Updated: Metal silo in downtown Frisco collapses in storm

One of the metal silos near Frisco's downtown collapsed in a storm March 8.

One of the metal silos near Frisco's downtown collapsed in a storm March 8.

UPDATED 2:57 p.m. March 11

City Director of Administrative Services Tom Johnston said the city is still determining the next steps for the metal silos damaged in the March 8 storm.

City officials are still evaluating the silos for possible reclamation/preservation and no decision has been made to tear them down.

A 6-foot temporary fence has been placed around the area.

Johnston said the city hopes to have more information available about the next steps in the process by the end of next week.

POSTED 11:22 a.m. March 8

One of downtown Frisco’s metal grain silos collapsed because of high winds in the March 8 morning storms.
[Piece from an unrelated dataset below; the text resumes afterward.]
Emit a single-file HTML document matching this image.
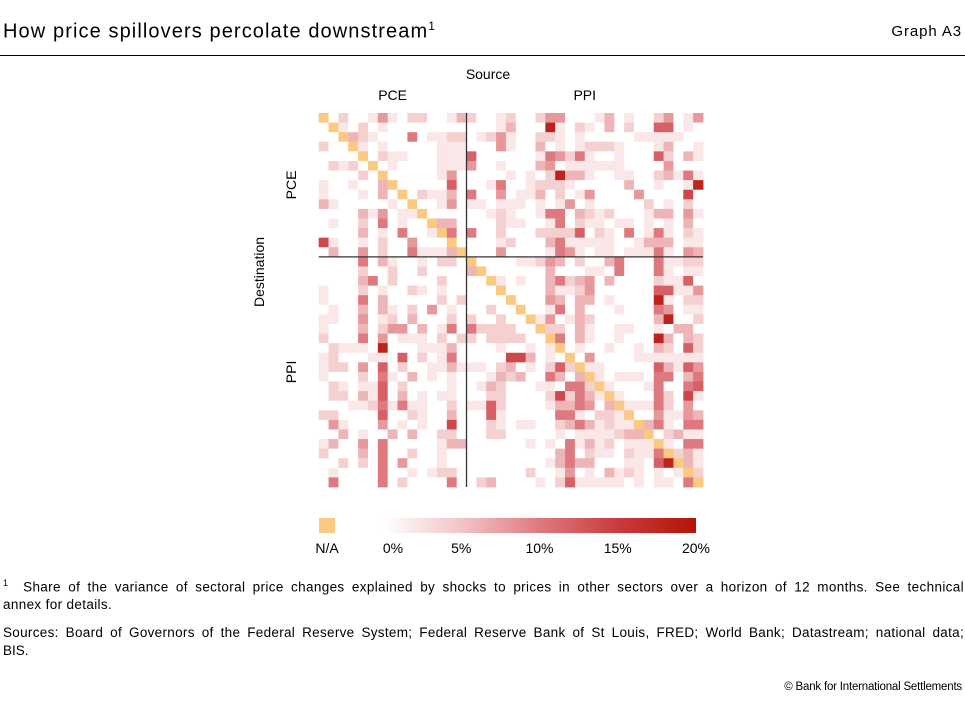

Assistant Fire Chief Paul Siebert said the silo, located on the corner of John Elliott Drive and Main Street, did not block the roadway when it collapsed and no people were injured. The city’s emergency response teams cordoned off the area and began a damage assessment with support from public works and environmental services crews.

The second metal silo is also damaged.

Some debris from the silo fell across the adjacent utility rail line, and city crews as well as BNSF Railway crews were expected to address cleanup and any potential damage, Siebert said.

The historic white silos, thought to be constructed in the 1940s or 1950s, are believed to be undamaged, Siebert said.

Finding a new use for the historic silos has been discussed by the city in the past. In 2014 the historic silos were being considered as a possible dining/lounge space and a multipurpose facility, but the prospective tenant determined it was not an economically viable project with the cost of infrastructure improvement that would have been required, according to city officials.

In 2013 city officials said that while the white silos were thought to be structurally sound, the metal silos were not.

Other storm damage

Siebert said the fire department received reports from some Frisco residents of damage to fences, roofs and a few older trees after the storm rolled through.

He said there were a few small pockets throughout the city without electricity, including an area of Rockhill Parkway.

No injuries were reported, which Siebert attributed to the advance weather warnings broadcast over the past few days. He said the storm is a good reminder for people to stay vigilant about potentially severe weather situations.